**WHAT TO PRODUCE:** Starting from the top of the material, restate each line exactly until the line that contains "130.075, 133.975, 137.875, 141.775, 145.675, 149.575, 153.475]", which is also copied. Pictures are excluded.

_ _ _ _ _ _ _

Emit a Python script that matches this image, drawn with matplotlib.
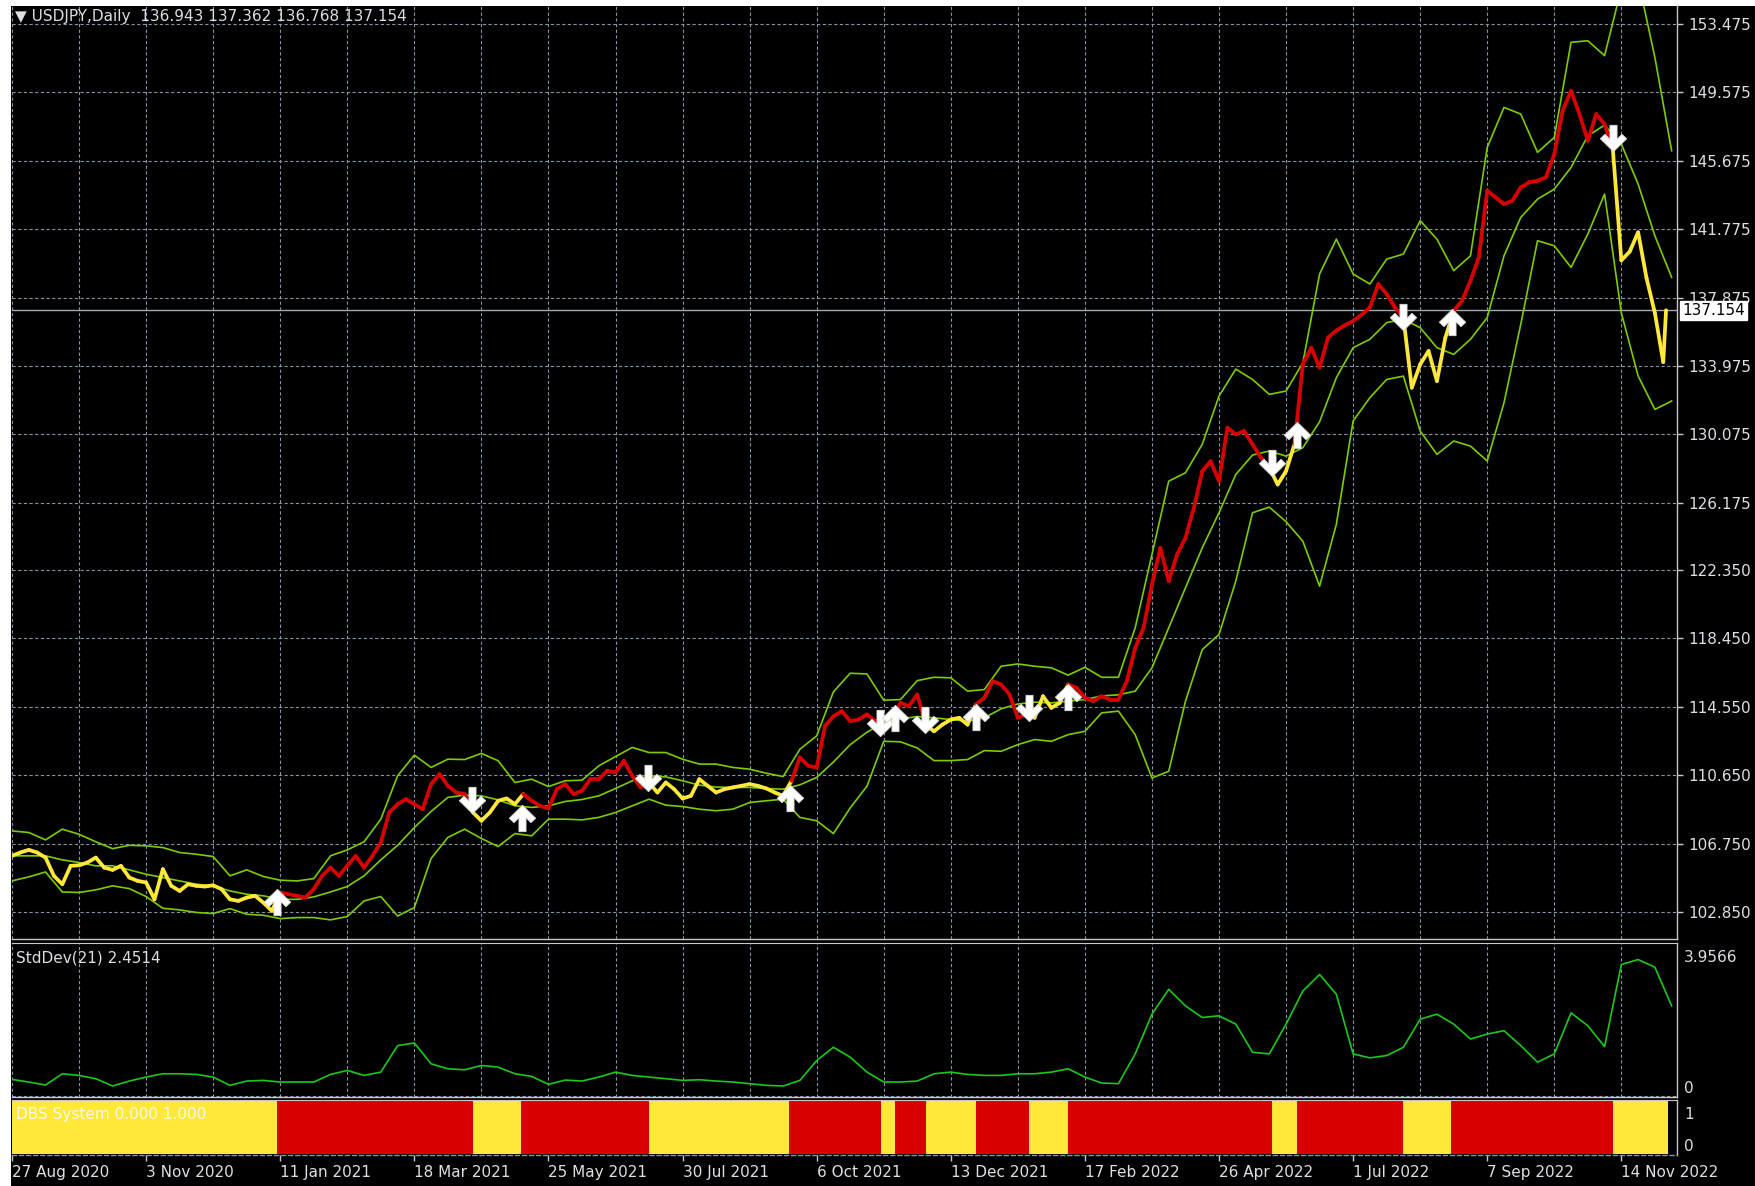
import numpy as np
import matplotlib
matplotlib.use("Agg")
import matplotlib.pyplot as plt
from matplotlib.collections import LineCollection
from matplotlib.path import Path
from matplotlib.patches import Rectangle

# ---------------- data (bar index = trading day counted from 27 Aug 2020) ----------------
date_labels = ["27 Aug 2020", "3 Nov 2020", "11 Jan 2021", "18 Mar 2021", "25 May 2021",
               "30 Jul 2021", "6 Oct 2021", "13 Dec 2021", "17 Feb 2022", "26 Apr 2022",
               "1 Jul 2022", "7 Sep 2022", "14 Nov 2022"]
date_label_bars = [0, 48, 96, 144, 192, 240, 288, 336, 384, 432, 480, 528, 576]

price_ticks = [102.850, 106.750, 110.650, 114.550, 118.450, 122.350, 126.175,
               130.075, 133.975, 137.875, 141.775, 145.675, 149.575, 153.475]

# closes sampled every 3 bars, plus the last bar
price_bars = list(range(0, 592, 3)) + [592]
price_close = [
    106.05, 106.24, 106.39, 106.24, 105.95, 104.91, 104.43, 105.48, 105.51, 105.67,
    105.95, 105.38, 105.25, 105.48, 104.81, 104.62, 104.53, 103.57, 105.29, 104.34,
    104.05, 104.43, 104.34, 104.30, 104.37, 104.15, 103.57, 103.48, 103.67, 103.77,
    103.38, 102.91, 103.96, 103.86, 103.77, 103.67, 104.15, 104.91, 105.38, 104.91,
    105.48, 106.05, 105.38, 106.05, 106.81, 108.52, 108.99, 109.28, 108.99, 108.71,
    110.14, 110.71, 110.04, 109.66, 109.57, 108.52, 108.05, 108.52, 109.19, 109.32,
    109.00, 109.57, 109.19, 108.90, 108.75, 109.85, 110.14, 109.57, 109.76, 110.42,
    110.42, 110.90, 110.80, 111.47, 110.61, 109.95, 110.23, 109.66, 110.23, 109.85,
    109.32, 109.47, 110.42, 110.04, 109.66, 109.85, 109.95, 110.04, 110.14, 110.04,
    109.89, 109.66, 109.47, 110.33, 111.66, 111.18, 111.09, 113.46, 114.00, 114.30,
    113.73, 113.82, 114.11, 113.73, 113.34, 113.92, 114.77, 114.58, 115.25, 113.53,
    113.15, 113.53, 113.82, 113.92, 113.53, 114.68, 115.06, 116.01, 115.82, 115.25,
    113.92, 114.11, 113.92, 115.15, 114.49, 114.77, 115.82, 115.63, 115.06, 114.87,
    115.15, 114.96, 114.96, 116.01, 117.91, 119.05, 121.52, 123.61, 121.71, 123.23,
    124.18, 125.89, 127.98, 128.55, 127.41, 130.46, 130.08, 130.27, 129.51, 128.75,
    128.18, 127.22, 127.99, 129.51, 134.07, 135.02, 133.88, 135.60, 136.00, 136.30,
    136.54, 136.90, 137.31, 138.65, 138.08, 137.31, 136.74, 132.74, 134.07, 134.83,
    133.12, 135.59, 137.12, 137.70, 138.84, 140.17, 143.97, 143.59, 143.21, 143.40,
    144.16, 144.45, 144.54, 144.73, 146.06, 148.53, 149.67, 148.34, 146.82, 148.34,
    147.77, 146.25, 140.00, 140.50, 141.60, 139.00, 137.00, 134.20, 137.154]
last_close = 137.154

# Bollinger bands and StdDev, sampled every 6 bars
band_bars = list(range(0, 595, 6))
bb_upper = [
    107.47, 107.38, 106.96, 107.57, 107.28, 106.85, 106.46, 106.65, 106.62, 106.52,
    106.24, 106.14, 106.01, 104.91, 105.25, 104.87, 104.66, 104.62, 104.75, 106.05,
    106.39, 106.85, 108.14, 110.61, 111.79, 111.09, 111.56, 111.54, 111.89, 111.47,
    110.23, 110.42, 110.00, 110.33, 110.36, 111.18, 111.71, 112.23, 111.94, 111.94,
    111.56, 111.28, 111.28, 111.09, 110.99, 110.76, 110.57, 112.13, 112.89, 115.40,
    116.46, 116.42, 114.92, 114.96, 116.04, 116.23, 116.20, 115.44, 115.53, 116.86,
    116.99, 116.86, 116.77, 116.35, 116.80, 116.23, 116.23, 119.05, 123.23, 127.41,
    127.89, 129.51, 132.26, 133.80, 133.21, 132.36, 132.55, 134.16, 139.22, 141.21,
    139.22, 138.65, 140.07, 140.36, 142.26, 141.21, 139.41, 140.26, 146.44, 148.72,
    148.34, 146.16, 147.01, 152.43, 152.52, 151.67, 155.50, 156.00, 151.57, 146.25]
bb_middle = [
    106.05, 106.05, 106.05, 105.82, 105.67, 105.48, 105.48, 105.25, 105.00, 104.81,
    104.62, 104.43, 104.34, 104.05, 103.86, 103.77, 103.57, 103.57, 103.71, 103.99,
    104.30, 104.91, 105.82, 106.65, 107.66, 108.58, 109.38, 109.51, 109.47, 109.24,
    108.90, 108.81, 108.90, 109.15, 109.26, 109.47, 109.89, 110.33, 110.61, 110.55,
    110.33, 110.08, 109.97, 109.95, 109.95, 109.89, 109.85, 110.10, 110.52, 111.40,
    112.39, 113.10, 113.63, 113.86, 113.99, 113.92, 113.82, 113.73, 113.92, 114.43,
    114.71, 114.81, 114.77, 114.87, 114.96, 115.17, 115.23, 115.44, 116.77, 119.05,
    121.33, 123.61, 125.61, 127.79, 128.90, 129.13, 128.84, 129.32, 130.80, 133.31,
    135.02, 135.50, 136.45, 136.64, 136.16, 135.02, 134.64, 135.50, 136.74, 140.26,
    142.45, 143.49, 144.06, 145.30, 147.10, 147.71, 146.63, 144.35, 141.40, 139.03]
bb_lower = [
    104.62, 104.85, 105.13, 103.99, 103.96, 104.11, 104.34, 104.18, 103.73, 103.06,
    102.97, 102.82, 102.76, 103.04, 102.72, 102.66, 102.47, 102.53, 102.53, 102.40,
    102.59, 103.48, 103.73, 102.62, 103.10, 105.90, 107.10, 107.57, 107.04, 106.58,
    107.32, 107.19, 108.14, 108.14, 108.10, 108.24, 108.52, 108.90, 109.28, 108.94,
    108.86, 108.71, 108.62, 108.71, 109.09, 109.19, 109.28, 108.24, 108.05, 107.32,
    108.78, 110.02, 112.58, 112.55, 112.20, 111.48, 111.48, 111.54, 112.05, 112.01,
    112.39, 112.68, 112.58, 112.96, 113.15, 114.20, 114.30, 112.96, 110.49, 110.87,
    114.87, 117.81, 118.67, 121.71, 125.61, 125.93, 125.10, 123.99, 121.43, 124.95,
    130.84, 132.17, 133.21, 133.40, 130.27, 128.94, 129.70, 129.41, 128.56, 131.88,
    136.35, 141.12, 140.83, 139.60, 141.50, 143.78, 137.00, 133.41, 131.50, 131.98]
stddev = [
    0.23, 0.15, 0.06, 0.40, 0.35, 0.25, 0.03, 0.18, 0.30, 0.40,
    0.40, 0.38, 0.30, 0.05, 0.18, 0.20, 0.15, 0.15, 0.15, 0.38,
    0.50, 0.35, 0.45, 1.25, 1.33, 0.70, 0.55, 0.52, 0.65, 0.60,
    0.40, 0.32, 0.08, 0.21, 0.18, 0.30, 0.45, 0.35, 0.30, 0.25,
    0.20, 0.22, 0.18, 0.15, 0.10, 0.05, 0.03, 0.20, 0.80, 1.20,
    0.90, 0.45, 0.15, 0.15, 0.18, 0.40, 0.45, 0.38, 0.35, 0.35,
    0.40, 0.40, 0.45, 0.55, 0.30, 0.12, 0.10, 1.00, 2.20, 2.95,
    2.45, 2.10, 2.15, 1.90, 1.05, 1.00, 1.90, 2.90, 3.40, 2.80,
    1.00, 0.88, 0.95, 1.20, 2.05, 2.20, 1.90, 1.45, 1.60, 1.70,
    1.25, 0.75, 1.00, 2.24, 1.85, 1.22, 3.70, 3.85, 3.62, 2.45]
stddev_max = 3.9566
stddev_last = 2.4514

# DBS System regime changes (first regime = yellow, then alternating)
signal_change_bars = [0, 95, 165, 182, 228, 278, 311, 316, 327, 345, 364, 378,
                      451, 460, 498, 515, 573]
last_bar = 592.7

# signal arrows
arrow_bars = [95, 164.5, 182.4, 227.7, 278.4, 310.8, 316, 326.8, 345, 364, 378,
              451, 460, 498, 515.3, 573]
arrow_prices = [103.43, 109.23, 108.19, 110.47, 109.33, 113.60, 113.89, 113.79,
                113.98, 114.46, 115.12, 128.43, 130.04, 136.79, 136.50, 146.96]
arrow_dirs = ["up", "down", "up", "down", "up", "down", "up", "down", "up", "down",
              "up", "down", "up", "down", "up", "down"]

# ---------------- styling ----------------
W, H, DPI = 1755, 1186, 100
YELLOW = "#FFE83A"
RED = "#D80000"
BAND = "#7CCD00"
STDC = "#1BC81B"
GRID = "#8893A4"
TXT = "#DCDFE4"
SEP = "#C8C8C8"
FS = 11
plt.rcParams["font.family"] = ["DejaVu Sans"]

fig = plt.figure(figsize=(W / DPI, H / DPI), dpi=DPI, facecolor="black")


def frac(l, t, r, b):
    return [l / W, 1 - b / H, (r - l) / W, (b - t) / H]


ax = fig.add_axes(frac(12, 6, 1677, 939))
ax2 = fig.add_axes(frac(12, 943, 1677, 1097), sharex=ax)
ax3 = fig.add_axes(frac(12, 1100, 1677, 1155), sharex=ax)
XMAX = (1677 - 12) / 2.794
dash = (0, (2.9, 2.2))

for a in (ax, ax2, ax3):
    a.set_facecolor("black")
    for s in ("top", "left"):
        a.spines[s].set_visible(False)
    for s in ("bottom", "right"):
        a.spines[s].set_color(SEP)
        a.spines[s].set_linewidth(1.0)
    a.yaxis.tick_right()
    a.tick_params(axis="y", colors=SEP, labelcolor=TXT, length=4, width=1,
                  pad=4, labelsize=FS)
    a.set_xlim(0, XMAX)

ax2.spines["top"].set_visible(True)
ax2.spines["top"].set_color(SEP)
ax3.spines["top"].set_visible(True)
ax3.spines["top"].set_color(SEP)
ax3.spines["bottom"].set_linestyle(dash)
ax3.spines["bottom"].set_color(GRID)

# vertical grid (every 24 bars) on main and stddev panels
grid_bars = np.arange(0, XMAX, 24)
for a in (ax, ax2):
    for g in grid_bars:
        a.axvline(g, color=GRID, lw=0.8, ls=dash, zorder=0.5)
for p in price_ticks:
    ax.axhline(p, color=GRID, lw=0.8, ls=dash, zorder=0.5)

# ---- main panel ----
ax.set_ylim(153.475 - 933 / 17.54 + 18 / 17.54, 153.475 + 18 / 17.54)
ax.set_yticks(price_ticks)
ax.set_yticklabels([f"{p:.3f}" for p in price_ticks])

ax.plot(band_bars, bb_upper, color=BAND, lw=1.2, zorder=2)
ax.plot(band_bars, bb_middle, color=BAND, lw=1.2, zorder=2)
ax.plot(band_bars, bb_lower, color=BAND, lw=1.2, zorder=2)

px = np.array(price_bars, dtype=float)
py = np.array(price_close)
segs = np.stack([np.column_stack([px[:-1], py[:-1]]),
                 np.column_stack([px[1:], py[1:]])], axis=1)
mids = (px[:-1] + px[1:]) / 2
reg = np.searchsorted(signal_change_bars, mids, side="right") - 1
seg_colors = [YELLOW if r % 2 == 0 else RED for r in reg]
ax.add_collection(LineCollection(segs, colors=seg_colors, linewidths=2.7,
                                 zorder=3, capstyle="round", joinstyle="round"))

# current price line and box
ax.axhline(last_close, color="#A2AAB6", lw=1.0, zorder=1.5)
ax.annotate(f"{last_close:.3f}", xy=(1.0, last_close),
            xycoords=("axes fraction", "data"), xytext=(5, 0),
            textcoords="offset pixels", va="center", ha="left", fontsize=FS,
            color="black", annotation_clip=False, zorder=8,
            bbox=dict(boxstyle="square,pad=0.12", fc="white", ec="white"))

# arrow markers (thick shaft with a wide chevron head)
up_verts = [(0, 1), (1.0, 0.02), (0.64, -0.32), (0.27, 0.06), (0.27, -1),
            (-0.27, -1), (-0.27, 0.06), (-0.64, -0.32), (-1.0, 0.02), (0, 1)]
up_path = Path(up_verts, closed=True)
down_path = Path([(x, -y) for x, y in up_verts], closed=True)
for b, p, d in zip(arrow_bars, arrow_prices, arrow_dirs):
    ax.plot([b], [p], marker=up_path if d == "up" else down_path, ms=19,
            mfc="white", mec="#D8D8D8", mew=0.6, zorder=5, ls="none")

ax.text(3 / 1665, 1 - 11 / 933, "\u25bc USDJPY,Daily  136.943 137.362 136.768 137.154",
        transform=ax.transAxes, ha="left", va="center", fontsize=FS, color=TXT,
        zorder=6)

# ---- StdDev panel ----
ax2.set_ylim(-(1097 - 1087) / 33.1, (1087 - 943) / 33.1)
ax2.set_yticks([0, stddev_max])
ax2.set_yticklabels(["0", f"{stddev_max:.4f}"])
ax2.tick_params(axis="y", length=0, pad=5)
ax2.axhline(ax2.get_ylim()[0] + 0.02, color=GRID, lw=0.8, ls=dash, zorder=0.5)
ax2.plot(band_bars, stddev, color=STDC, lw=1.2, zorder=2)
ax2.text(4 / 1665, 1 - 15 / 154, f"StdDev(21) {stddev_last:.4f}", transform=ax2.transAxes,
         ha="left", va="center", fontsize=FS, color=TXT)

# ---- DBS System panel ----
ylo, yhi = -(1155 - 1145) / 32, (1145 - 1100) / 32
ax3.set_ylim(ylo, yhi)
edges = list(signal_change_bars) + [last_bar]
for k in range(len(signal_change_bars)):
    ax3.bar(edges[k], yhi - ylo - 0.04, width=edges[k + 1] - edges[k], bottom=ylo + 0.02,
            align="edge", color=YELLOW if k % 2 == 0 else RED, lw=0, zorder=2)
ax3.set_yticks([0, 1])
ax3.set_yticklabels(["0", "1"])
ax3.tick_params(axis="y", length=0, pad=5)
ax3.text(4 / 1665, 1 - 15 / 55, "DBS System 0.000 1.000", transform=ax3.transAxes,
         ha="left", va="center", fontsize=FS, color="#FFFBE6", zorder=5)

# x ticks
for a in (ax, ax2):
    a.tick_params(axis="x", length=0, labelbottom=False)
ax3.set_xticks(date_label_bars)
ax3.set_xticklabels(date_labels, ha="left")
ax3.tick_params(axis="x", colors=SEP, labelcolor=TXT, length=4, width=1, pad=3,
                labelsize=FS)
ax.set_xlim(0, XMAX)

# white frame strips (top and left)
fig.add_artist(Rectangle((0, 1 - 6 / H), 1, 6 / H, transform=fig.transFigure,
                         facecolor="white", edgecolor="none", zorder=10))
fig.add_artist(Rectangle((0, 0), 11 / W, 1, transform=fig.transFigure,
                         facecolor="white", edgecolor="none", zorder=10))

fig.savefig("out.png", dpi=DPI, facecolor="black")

_ _ _ _ _ _ _

**FULL OUTPUT:**
Emit a Python script that matches this image, drawn with matplotlib.
import numpy as np
import matplotlib
matplotlib.use("Agg")
import matplotlib.pyplot as plt
from matplotlib.collections import LineCollection
from matplotlib.path import Path
from matplotlib.patches import Rectangle

# ---------------- data (bar index = trading day counted from 27 Aug 2020) ----------------
date_labels = ["27 Aug 2020", "3 Nov 2020", "11 Jan 2021", "18 Mar 2021", "25 May 2021",
               "30 Jul 2021", "6 Oct 2021", "13 Dec 2021", "17 Feb 2022", "26 Apr 2022",
               "1 Jul 2022", "7 Sep 2022", "14 Nov 2022"]
date_label_bars = [0, 48, 96, 144, 192, 240, 288, 336, 384, 432, 480, 528, 576]

price_ticks = [102.850, 106.750, 110.650, 114.550, 118.450, 122.350, 126.175,
               130.075, 133.975, 137.875, 141.775, 145.675, 149.575, 153.475]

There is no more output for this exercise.